-- start of GIVEN DATA --
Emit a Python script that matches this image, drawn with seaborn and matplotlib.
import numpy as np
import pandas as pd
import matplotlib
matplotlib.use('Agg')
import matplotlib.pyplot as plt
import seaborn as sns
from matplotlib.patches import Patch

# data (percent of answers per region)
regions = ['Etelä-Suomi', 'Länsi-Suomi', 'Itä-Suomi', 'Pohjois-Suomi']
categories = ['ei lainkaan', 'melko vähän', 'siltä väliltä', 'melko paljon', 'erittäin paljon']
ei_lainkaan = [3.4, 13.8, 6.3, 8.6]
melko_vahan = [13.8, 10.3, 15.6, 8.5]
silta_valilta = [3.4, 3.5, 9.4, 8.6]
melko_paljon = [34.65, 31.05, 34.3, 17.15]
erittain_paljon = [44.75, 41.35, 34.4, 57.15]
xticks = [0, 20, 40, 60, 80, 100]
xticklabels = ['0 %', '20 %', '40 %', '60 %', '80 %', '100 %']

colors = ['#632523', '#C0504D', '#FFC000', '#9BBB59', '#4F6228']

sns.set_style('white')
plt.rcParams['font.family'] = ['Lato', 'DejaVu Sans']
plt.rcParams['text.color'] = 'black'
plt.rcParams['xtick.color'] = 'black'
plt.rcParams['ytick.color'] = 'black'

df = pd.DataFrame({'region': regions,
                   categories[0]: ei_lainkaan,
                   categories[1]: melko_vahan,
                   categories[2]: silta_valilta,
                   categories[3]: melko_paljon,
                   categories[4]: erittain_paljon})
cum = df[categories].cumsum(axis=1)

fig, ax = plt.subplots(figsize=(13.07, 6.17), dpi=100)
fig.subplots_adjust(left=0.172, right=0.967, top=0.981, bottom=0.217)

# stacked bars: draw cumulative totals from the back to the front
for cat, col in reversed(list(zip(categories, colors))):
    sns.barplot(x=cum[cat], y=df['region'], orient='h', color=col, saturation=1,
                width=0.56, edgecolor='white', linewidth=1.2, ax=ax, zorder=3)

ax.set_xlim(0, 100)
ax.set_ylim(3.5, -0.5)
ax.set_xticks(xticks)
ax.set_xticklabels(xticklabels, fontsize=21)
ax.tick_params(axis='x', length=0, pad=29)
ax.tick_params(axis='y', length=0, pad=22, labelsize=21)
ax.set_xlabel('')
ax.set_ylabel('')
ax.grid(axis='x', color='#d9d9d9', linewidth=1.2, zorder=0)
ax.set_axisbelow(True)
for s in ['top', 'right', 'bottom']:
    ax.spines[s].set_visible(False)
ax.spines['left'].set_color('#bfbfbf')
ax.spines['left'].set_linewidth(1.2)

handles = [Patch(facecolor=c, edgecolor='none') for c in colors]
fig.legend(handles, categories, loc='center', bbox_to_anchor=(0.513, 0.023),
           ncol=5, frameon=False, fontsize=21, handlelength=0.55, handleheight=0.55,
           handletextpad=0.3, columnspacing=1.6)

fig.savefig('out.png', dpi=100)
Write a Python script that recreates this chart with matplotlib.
-- end of GIVEN DATA --
» **WORK TO COMPLETE**: Exactly as they appear, retype the lines from the start of the records through the line containing "from matplotlib.patches import Patch".

» **OUTPUT**:
Emit a Python script that matches this image, drawn with seaborn and matplotlib.
import numpy as np
import pandas as pd
import matplotlib
matplotlib.use('Agg')
import matplotlib.pyplot as plt
import seaborn as sns
from matplotlib.patches import Patch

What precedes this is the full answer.